● EXERCISE DESCRIPTION
Give back exactly the lines from the beginning of the listing below to the line holding "4.7, 4.4, 4.3, 4.3, 4.3, 4.3];", both ends included; the pictures stay out.

● DATA LINES

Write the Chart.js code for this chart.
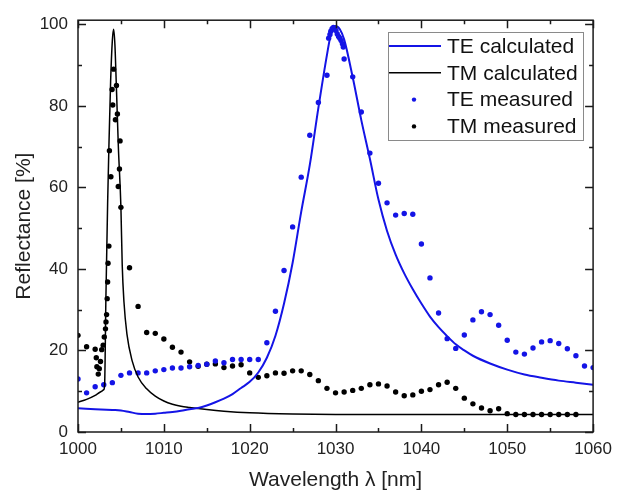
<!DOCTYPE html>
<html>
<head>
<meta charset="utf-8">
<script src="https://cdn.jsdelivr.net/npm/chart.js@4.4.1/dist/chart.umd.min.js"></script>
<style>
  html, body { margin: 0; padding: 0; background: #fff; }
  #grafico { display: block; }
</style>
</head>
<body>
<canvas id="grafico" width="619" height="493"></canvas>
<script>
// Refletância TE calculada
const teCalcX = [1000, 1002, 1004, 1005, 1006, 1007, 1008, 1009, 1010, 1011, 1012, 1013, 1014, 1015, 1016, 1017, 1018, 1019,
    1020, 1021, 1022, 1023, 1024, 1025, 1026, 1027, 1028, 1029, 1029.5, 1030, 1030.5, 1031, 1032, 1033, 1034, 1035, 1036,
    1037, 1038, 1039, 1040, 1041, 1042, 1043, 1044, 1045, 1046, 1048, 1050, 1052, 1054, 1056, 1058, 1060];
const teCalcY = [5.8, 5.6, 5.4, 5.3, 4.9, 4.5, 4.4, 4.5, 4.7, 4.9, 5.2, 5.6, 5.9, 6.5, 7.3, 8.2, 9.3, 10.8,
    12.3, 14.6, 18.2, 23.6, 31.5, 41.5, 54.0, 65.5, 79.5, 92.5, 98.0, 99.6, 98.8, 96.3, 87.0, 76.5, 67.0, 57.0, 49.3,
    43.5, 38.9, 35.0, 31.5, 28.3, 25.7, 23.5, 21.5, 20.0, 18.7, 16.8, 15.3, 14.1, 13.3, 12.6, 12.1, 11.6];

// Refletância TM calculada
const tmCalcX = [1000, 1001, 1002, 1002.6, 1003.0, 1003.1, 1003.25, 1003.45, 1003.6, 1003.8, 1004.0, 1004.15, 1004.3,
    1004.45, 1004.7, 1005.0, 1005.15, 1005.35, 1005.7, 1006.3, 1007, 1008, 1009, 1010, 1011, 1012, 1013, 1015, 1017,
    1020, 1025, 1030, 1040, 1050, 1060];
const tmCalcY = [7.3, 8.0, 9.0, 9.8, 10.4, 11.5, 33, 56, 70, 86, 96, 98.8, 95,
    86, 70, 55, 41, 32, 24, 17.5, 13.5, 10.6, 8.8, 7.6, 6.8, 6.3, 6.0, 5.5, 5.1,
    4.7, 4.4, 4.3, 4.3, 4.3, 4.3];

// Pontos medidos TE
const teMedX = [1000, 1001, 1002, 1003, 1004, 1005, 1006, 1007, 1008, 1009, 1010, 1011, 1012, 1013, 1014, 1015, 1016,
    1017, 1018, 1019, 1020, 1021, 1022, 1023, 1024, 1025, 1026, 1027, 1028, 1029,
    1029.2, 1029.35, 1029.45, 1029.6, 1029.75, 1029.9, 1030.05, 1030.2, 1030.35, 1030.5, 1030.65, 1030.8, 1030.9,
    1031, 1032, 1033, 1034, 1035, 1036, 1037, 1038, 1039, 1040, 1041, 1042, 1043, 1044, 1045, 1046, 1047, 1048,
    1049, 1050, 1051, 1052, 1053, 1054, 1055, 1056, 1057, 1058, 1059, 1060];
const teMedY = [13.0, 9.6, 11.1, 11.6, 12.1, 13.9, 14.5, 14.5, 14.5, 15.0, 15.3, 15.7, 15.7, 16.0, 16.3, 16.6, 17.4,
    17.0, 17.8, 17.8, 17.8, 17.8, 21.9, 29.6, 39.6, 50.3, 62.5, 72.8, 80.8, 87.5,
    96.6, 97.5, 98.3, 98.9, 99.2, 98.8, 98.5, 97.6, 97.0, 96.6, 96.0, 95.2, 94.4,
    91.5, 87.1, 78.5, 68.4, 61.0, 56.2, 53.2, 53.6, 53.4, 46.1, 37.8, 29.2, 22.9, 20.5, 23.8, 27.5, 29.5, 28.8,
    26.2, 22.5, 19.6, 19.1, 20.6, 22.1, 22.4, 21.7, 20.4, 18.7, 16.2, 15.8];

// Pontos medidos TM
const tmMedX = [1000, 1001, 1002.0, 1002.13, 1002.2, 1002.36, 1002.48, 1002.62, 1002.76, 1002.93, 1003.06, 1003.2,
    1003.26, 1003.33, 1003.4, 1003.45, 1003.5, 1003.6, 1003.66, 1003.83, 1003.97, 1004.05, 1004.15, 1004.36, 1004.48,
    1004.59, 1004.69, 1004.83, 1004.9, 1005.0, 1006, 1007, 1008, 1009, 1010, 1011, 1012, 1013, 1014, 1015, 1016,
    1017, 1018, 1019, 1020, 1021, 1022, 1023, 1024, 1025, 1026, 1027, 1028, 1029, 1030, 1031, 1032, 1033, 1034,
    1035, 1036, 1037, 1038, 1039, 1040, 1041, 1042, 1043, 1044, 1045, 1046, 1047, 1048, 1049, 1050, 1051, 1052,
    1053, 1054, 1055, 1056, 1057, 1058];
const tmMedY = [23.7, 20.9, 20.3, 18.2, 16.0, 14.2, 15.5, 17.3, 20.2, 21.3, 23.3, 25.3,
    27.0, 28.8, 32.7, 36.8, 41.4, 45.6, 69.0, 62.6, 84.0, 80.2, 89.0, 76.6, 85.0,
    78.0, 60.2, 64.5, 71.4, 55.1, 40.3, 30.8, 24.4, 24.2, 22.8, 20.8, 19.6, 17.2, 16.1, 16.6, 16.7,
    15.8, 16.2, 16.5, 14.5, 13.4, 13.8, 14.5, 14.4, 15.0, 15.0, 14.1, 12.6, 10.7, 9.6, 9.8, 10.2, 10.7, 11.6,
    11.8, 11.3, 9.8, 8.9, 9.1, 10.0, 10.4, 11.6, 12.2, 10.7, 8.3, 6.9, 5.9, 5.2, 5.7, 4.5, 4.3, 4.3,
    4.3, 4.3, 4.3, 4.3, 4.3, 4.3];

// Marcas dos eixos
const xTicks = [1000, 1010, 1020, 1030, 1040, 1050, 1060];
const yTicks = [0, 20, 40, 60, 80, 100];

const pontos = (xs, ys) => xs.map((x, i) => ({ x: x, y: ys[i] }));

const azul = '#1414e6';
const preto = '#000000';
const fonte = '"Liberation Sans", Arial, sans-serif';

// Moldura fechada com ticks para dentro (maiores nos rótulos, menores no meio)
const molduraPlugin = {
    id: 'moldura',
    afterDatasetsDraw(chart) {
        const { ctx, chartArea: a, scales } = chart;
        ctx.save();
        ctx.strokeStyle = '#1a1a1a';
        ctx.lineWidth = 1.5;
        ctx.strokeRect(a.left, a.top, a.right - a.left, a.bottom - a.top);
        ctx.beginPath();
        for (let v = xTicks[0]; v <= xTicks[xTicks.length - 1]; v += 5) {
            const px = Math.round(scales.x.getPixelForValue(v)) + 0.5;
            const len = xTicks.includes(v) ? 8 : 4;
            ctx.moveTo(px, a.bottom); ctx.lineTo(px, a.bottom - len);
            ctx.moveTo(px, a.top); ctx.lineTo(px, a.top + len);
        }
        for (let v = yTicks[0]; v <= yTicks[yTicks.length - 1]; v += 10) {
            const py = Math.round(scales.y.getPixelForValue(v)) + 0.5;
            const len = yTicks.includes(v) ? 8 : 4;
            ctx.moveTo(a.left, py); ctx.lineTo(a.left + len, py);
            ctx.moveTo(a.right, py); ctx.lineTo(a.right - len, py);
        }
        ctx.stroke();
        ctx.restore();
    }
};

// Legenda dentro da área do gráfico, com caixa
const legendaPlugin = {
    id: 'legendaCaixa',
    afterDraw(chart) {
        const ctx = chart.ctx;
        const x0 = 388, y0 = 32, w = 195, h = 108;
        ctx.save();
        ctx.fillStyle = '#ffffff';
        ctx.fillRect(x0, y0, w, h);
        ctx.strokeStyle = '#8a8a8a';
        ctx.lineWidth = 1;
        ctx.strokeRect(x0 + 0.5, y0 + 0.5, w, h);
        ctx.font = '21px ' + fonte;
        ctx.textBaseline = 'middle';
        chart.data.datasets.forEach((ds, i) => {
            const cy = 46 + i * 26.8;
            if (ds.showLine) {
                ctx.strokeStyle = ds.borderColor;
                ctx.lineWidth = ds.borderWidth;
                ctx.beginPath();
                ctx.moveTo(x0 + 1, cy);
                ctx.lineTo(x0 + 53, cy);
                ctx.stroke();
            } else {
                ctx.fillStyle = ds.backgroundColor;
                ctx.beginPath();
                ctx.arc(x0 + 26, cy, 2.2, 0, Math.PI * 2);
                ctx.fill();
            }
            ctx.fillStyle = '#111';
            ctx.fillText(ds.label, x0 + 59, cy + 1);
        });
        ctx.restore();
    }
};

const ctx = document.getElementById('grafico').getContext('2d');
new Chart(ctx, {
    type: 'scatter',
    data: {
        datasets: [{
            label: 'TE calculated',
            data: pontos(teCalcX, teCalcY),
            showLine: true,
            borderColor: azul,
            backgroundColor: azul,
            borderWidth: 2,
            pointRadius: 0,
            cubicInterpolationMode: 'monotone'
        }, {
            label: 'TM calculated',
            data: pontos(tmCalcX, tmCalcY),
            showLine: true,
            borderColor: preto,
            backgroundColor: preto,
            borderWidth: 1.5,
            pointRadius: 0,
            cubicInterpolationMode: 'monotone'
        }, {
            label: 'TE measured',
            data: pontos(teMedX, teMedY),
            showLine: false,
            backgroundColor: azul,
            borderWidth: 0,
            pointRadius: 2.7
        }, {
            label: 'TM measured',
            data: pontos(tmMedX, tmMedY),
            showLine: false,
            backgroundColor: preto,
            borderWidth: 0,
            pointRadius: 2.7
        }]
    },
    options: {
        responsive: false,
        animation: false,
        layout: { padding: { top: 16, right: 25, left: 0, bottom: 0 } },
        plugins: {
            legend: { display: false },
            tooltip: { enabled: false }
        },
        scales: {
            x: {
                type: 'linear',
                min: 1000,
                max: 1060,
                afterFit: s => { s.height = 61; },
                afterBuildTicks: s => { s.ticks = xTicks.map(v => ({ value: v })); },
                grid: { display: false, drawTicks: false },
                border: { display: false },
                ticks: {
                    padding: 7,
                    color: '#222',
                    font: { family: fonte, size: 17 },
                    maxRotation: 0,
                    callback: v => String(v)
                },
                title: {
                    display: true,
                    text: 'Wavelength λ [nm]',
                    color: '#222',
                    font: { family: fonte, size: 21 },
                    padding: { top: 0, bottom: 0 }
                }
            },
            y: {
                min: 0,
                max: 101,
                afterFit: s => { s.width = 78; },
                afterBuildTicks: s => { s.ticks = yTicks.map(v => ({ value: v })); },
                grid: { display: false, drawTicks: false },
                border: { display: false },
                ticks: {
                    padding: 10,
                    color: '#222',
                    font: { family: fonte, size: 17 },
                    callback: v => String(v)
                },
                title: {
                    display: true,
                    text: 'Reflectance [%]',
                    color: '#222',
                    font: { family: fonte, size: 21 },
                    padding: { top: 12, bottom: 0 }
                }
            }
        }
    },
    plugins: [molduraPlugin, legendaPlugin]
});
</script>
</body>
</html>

● ANSWER TO THE EXERCISE
Write the Chart.js code for this chart.
<!DOCTYPE html>
<html>
<head>
<meta charset="utf-8">
<script src="https://cdn.jsdelivr.net/npm/chart.js@4.4.1/dist/chart.umd.min.js"></script>
<style>
  html, body { margin: 0; padding: 0; background: #fff; }
  #grafico { display: block; }
</style>
</head>
<body>
<canvas id="grafico" width="619" height="493"></canvas>
<script>
// Refletância TE calculada
const teCalcX = [1000, 1002, 1004, 1005, 1006, 1007, 1008, 1009, 1010, 1011, 1012, 1013, 1014, 1015, 1016, 1017, 1018, 1019,
    1020, 1021, 1022, 1023, 1024, 1025, 1026, 1027, 1028, 1029, 1029.5, 1030, 1030.5, 1031, 1032, 1033, 1034, 1035, 1036,
    1037, 1038, 1039, 1040, 1041, 1042, 1043, 1044, 1045, 1046, 1048, 1050, 1052, 1054, 1056, 1058, 1060];
const teCalcY = [5.8, 5.6, 5.4, 5.3, 4.9, 4.5, 4.4, 4.5, 4.7, 4.9, 5.2, 5.6, 5.9, 6.5, 7.3, 8.2, 9.3, 10.8,
    12.3, 14.6, 18.2, 23.6, 31.5, 41.5, 54.0, 65.5, 79.5, 92.5, 98.0, 99.6, 98.8, 96.3, 87.0, 76.5, 67.0, 57.0, 49.3,
    43.5, 38.9, 35.0, 31.5, 28.3, 25.7, 23.5, 21.5, 20.0, 18.7, 16.8, 15.3, 14.1, 13.3, 12.6, 12.1, 11.6];

// Refletância TM calculada
const tmCalcX = [1000, 1001, 1002, 1002.6, 1003.0, 1003.1, 1003.25, 1003.45, 1003.6, 1003.8, 1004.0, 1004.15, 1004.3,
    1004.45, 1004.7, 1005.0, 1005.15, 1005.35, 1005.7, 1006.3, 1007, 1008, 1009, 1010, 1011, 1012, 1013, 1015, 1017,
    1020, 1025, 1030, 1040, 1050, 1060];
const tmCalcY = [7.3, 8.0, 9.0, 9.8, 10.4, 11.5, 33, 56, 70, 86, 96, 98.8, 95,
    86, 70, 55, 41, 32, 24, 17.5, 13.5, 10.6, 8.8, 7.6, 6.8, 6.3, 6.0, 5.5, 5.1,
    4.7, 4.4, 4.3, 4.3, 4.3, 4.3];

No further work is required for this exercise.